(overlapping) lmb allocations during boot
Mark Kettenis
mark.kettenis at xs4all.nl
Sun Oct 31 12:44:00 CET 2021
> Date: Sun, 31 Oct 2021 11:43:38 +0100
> From: Michael Walle <michael at walle.cc>
>
> Hi,
>
> I sometimes see a corrupted initrd during kernel boot on my board
> (kontron_sl28). Debugging showed that in this case the spin table
> for the secondary CPUs overlaps with the lmb initrd allocations
> (initrd_high is set).
>
> I had a look at how the fdt and initrd are relocated (if enabled). In
> summary, they use lmb_alloc() which will first add all available memory
> and then carve out reserved regions. There are calls for arch
> (arch_lmb_reserve()) and board (board_lmb_reserve()) callbacks.
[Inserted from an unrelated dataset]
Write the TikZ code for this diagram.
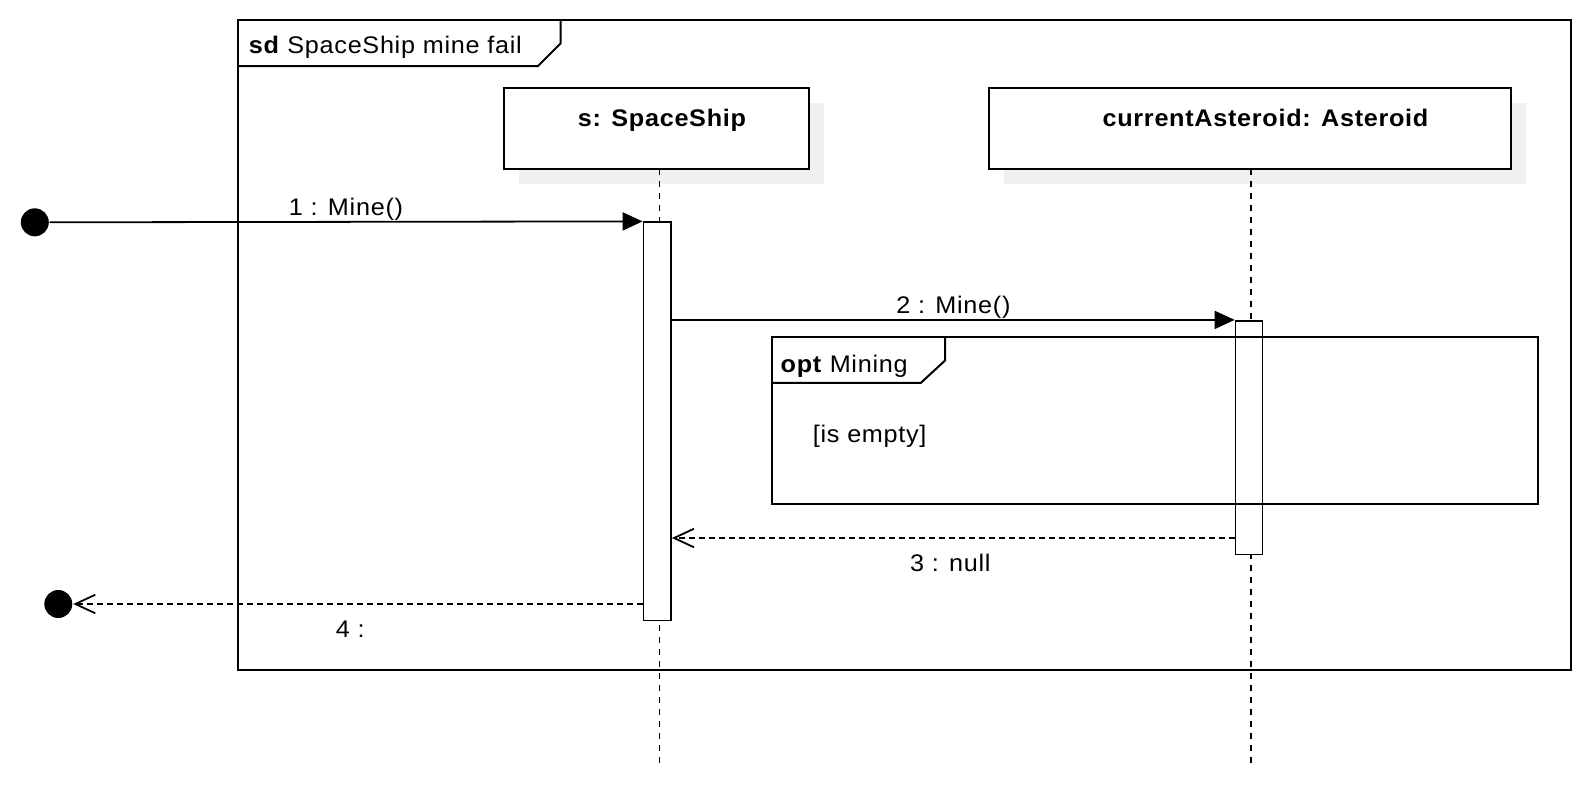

The
> interesting thing is that, there is also code to carve out any
> reserved regions which were added to the fdt earlier
> (boot_fdt_add_mem_rsv_regions()). The problem here is, that the DT
> fixups,
> which might add the reserved regions are called just before jumping to
> linux. Thus both the allocation for the fdt (if fdt_high is set) and
> the ramdisk (if initrd_high is set) will ignore any reserved memory
> regions.
>
> Unfortunately, I don't see any good way to fix this. You'd need all the
> DT fixups before we can initialize the lmb. Also, I don't know if this
> will affect any other areas; probably I'm the only one, who reserves an
> area which is outside of the u-boot code and data segment.
>
> A hackish way would be to carve out the spin_table code in
> board_lmb_reserve(). But meh..
The spin table is embedded in the u-boot binary itself isn't it? But
the memory occupied by the u-boot should already be reserved...
Unless CONFIG_EFI_LOADER is defined. Then it relocates the spin table
to memory allocated using efi_allocate_pages(). But that function
only looks at the EFI memory map to figure out what memory is
available. So I suspect that it might hand out the same memory as
lmb_alloc(). It all looks a bit broken to me...
Does your target end up with CONFIG_EFI_LOADER defined?